I’m not so sure about that. When we compare medieval wealth inequality to now, it was worse back then. Ew, a link to Reddit, but it’s got good info.

Not saying we don’t need to fix things… we need to destroy even the concept of billionaires. While things are bad, and trending worse, they’re not yet “literally eat the rich” bad.

[–] Semjaza@lemmynsfw.com 6 points 1 month ago

Only when not looked at on a global scale (such as 1% owns 99% being assumed to be about the USA rather than global wealth). Mormengil's opening response is very feels over facts (also the claim that there was no state support for the poor can be technically true, but churches and local elite as well as royal dictat were often involved in poor relief and charity in the Middle Ages), the later response are better detailed.

And in the 1200s, global wealth inequality and access to food was for much of the world better or comparable to where it is now.

But global wealth inequality and access to food got worse after colonisation rearranged American and then African economies for European, and then USAian, benefit.

AI is already filled with implicit bias towards the current status quo.

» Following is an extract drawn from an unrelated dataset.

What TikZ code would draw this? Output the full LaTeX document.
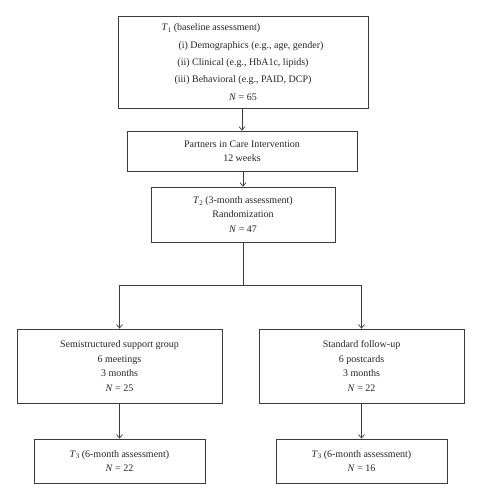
\documentclass[tikz,border=0pt]{standalone}
\usepackage{fontspec}
\setmainfont{Liberation Serif}
\usetikzlibrary{arrows.meta}
\newcommand\Tsb[1]{\textit{T}\raisebox{-0.35ex}{\fontsize{7}{7}\selectfont #1}}
\begin{document}
\begin{tikzpicture}[x=1pt,y=-1pt,
  box/.style={draw=linec, line width=0.8pt, inner sep=0pt, align=center,
    text=black!85, font=\fontsize{10}{14.5}\selectfont},
  conn/.style={draw=linec, line width=0.8pt},
  arr/.style={conn, -{Straight Barb[length=3.5pt,width=6pt,line width=0.7pt]}}]
\definecolor{linec}{HTML}{3C3C3C}
\useasboundingbox[fill=white] (0,0) rectangle (481,500);
\node[box, minimum width=250pt, minimum height=92pt,
  font=\fontsize{10}{17.3}\selectfont] (b1) at (243,62)
  {\Tsb{1} (baseline assessment)\hspace*{64pt}\\
   \hspace*{16pt}(i) Demographics (e.g., age, gender)\\
   (ii) Clinical (e.g., HbA1c, lipids)\\
   (iii) Behavioral (e.g., PAID, DCP)\\
   \textit{N} = 65};
\node[box, minimum width=230pt, minimum height=40pt] (b2) at (242,151)
  {Partners in Care Intervention\\12 weeks};
\node[box, minimum width=184pt, minimum height=55pt] (b3) at (243,214.5)
  {\Tsb{2} (3-month assessment)\\Randomization\\\textit{N} = 47};
\node[box, minimum width=205pt, minimum height=74pt] (b4l) at (119.5,366)
  {Semistructured support group\\6 meetings\\3 months\\\textit{N} = 25};
\node[box, minimum width=205pt, minimum height=74pt] (b4r) at (361.5,366)
  {Standard follow-up\\6 postcards\\3 months\\\textit{N} = 22};
\node[box, minimum width=171pt, minimum height=44pt] (b5l) at (119.5,461)
  {\Tsb{3} (6-month assessment)\\\textit{N} = 22};
\node[box, minimum width=171pt, minimum height=44pt] (b5r) at (361.5,461)
  {\Tsb{3} (6-month assessment)\\\textit{N} = 16};
\coordinate (split) at (243,285);
\draw[arr] (b1.south -| b2.north) -- (b2.north);
\draw[arr] (b2.south -| b3.north) -- (b3.north);
\draw[conn] (b3.south) -- (split);
\draw[arr] (split) -| (b4l.north);
\draw[arr] (split) -| (b4r.north);
\draw[arr] (b4l.south) -- (b5l.north);
\draw[arr] (b4r.south) -- (b5r.north);
\end{tikzpicture}
\end{document}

It can be very tricky to get AI chatbots to give anything other than platitudes about inequality, and they're often very quick to try to shut down or redirect talk of system change. To think that they'll not reflect continued post colonial and extractivist systems of power seems, to me, shortsighted.

[–] Hegar@fedia.io 4 points 1 month ago

I'm not sure that link does have good info.

That's a 0 point comment on ask historians, from 11 years ago, with no sources listed, no details and little explanation. The follow-up comments have a little more info but only from 1870, and even then it's only talking about land not wealth. Also the only source linked is a NY Review of Books article that 404s.

I think it's fairly safe to assume that wealth inequality was lower before industrialization. That really supercharges the power of capital, encouraging and rewarding larger and larger accumulations of capital. Before that it's also much harder to get reliable data.

Aristotle in the politics mentions a plan to cap wealth inequality at 1:5. Once you have more than 5 times the poorest citizen, your wealth is redistributed. He thinks it too radical, but could you imagine anyone talking about capping CEO pay at 5 times the janitor? That's unthinkable to us.